Jose Mourinho is a pot calling the kettle black

Pepe deflected attention away from the obvious: Real Madrid couldn’t beat Barcelona. They were making strides away from Jose Mourinho’s initial encounter with Pep Guardiola’s Barcelona, the 5-0 thrashing at the Camp Nou, but the deployment of Pepe in the midfield became the primary talking point amid further overall disappointments against Barcelona. The Portuguese defender is neither a creator nor an adequate cog in the cycling of possession. His job was simply to stop Barcelona playing.

The difference between Jose Mourinho’s teams – Inter Milan, Real Madrid, Chelsea – and Sam Allardyce’s is that West Ham are fighting for survival. Allardyce’s resources in terms of playing staff available are nowhere near to what Mourinho has at his disposal. When playing at Stamford Bridge, where Chelsea are undefeated under Mourinho, why shouldn’t a relegation candidate shut up shop?

Mourinho has never had to be in a position to rely on the secondary, ugly, “19th century” tactical deployment of his players. Against Barcelona, he was never without players who are genuinely considered among the best in the world in their positions. Inter Milan, who went to Barcelona to play for a draw and who registered only one attempt on target, which went wide, had creative outlets like Esteban Cambiasso and Wesley Sneijder available. Against Manchester United at Old Trafford this season – during the first few steps of David Moyes’ tenure at the club when vulnerability was rife – Mourinho opted not to field a recognised striker.

It’s harsh, it’s nonsensical and it’s hugely hypocritical of Mourinho to lambast Allardyce and West Ham in the way he has done.

Mourinho, for all his capabilities as a manager, his trophies accumulated and the players made available to him throughout his managerial career, has never looked to play a brand of football that befits his standing in the game and the talent of those in his squad.

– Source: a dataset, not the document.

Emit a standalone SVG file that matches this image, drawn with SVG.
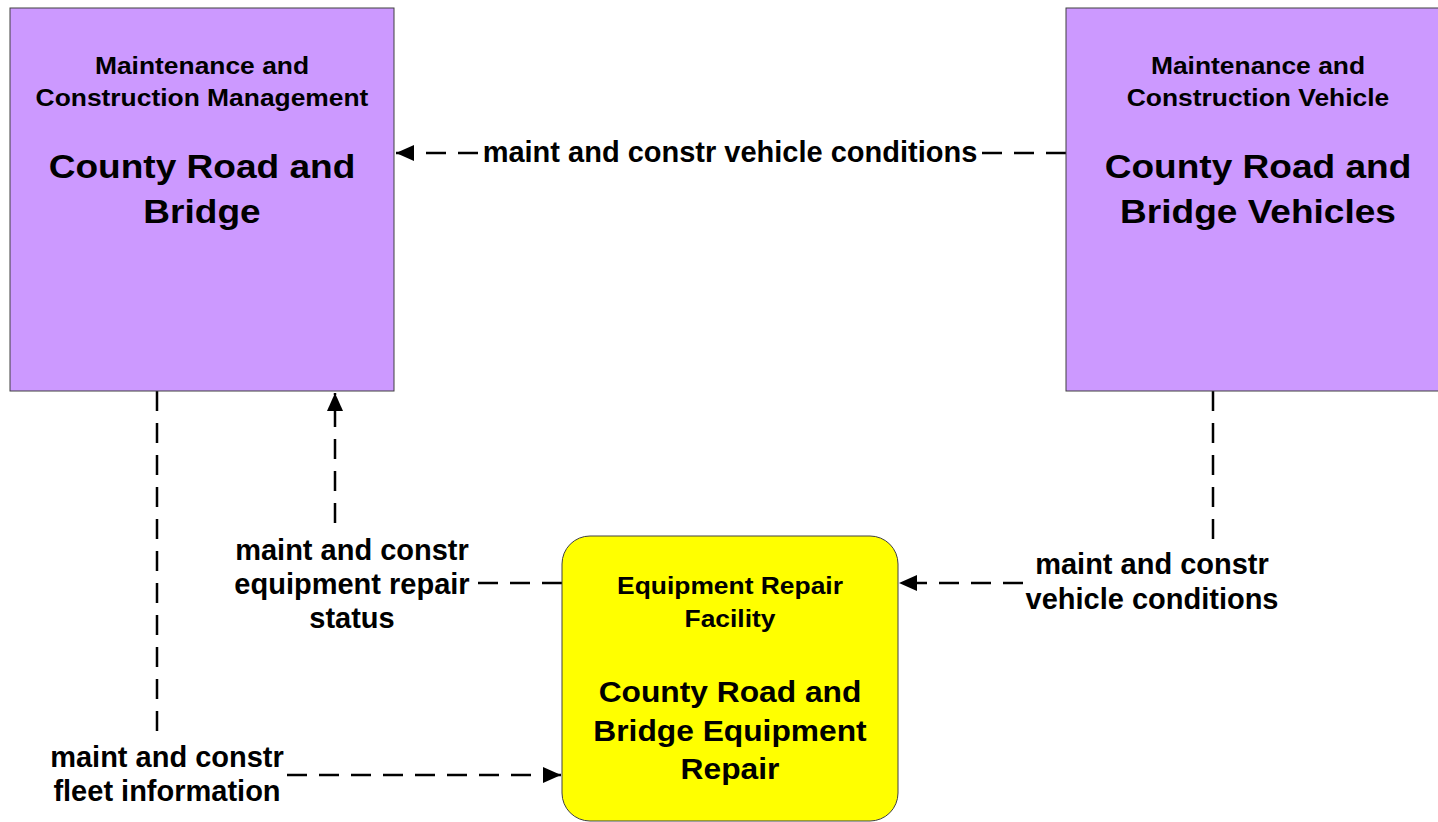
<svg xmlns="http://www.w3.org/2000/svg" width="1438" height="822" viewBox="0 0 1438 822">
<style>
.box{stroke:#404040;stroke-width:1}
.purple{fill:#CC99FF}
.yellow{fill:#FFFF00}
text{font-family:"Liberation Sans",Arial,sans-serif;font-weight:bold;fill:#000;text-anchor:middle}
.t1{font-size:24px}
.t2{font-size:34px}
.t3{font-size:29px}
.lbl{font-size:29px}
.conn{fill:none;stroke:#000;stroke-width:2.5;stroke-dasharray:20 12}
</style>
<defs>
<marker id="arrow" viewBox="0 0 18 16" markerWidth="18" markerHeight="16" refX="18" refY="8" orient="auto" markerUnits="userSpaceOnUse">
<path d="M0,0 L18,8 L0,16 z" fill="#000"/>
</marker>
</defs>
<g id="connectors">
<path class="conn" d="M1066,153 L980,153 M478,153 L396,153" marker-end="url(#arrow)"/>
<path class="conn" d="M1213,391 L1213,540 M1023,583 L899,583" marker-end="url(#arrow)"/>
<path class="conn" d="M562,583 L476,583 M335,523 L335,393" marker-end="url(#arrow)"/>
<path class="conn" d="M157,391 L157,736 M287,775 L561,775" marker-end="url(#arrow)"/>
<text class="lbl" x="730" y="162">maint and constr vehicle conditions</text>
<text class="lbl" x="1152" y="574">maint and constr</text>
<text class="lbl" x="1152" y="609">vehicle conditions</text>
<text class="lbl" x="352" y="560">maint and constr</text>
<text class="lbl" x="352" y="594">equipment repair</text>
<text class="lbl" x="352" y="628">status</text>
<text class="lbl" x="167" y="767">maint and constr</text>
<text class="lbl" x="167" y="801">fleet information</text>
</g>
<g id="node-mcm">
<rect class="box purple" x="10" y="8" width="384" height="383"/>
<text class="t1" transform="translate(202 74) scale(1.1 1)">Maintenance and</text>
<text class="t1" transform="translate(202 106) scale(1.1 1)">Construction Management</text>
<text class="t2" transform="translate(202 178) scale(1.09 1)">County Road and</text>
<text class="t2" transform="translate(202 223) scale(1.09 1)">Bridge</text>
</g>
<g id="node-mcv">
<rect class="box purple" x="1066" y="8" width="384" height="383"/>
<text class="t1" transform="translate(1258 74) scale(1.1 1)">Maintenance and</text>
<text class="t1" transform="translate(1258 106) scale(1.1 1)">Construction Vehicle</text>
<text class="t2" transform="translate(1258 178) scale(1.09 1)">County Road and</text>
<text class="t2" transform="translate(1258 223) scale(1.09 1)">Bridge Vehicles</text>
</g>
<g id="node-erf">
<rect class="box yellow" x="562" y="536" width="336" height="285" rx="28" ry="28"/>
<text class="t1" transform="translate(730 594) scale(1.1 1)">Equipment Repair</text>
<text class="t1" transform="translate(730 627) scale(1.1 1)">Facility</text>
<text class="t3" transform="translate(730 702) scale(1.095 1)">County Road and</text>
<text class="t3" transform="translate(730 741) scale(1.095 1)">Bridge Equipment</text>
<text class="t3" transform="translate(730 779) scale(1.095 1)">Repair</text>
</g>
</svg>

It has often been a tedious affair watching Chelsea this season. While at Real Madrid, supporters, the media and the club were unhappy about the style of football on display at the Bernabeu. It was a counterattacking system that utilised the pace of the forwards. It was effective at the best of times, but a team consisting of Mesut Ozil, Xabi Alonso, Angel Di Maria, and Sergio Ramos and Pepe at centre-back are capable, quite easily, of producing something far more attractive.

But with some degree of understanding to Mourinho, it’s his system; it’s the system that has won him trophies wherever he’s been and it will more than likely land him further silverware during his second stint at Stamford Bridge.

With 39 attempts on goal against West Ham on Wednesday night, shouldn’t it be appropriate to pat Allardyce’s side on the back for keeping a clean sheet and coming away with a point? Moreover, if Chelsea are unable to break down a team in a relegation scrap and who shipped nine goals against Manchester City over two legs in the League Cup, doesn’t that fall on Mourinho himself?

There’s nothing wrong with Eden Hazard, Oscar or Willian; Samuel Eto’o is fresh off a hat-trick against Manchester United. The tirade against West Ham doesn’t hold much water.